Releasing yesterday what it described as "overwhelming" proof of how the then manager of the US Postal Service team and a controversial doctor aided Armstrong in his efforts to cheat drug-testing officials, USADA said that the disgraced cyclist won his first Tour de France in 1999 by using the prohibited blood booster erythropoietin (EPO) and testosterone.
Retroactive tests revealed the presence of EPO in Armstrong's urine samples which were taken during that year's race, the agency noted. USADA further said that "Lance Armstrong did not just use performance enhancing drugs, he supplied them to his team-mates."
The agency's report paints a disturbing picture of the goings-on in the US Postal Service team at the turn of the 21st century. USADA pointed out that in Jun 2000, Armstrong along with two other cyclists went to Spain where the blood of the trio was secretly extracted at a hotel room in Valencia.
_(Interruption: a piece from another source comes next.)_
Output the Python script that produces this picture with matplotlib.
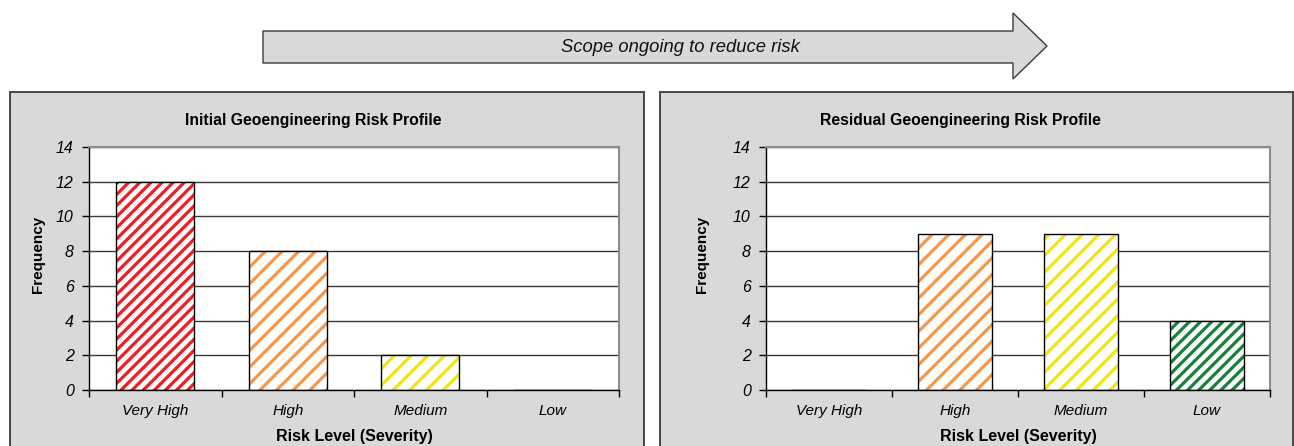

Weeks later, the extracted blood was injected into their bodies and this allowed the three teammates to compete successfully in the Tour de France. Armstrong was able to pedal to victory that year thanks to exogenous EPO, USADA said.
As many as 11 erstwhile members of the US Postal Service team have confessed to regularly using banned substances. George Hincapie who used to ride on the US Postal Service team admitted to being "generally aware that Lance was using testosterone" throughout the time they were teammates.
"For instance at a race in Spain in 2000, Lance indicated to me that he had taken testosterone. Lance told me that he was feeling good and recovered, that he had just taken some "oil". When I heard that drug testing officials were at the hotel, I texted Lance to warn him to avoid the place. As a result, Lance dropped out of the race," Hincapie recounted.
The USADA report also contains the testimonies of Floyd Landis, Tom Danielson, Frankie Andreu, Stephen Swart, Christian Vande Velde, Tyler Hamilton, Levi Leipheimer, Michael Barry, Jonathan Vaughters and David Zabriskie.
Citing their affidavits, the agency's chief executive Travis T Tygart said: "The evidence shows beyond any doubt that the US Postal Service Pro Cycling Team ran the most sophisticated, professionalised and successful doping program that sport has ever seen."
All those who knew about the program were compelled by Armstrong to stick to a "code of silence" about the illegal activities, USADA stressed.
"We believe that allowing individuals to come forward and acknowledge the truth about their past doping may be the only way to truly dismantle the remaining system that allowed this 'EPO and Blood Doping Era' to flourish," Tygart added.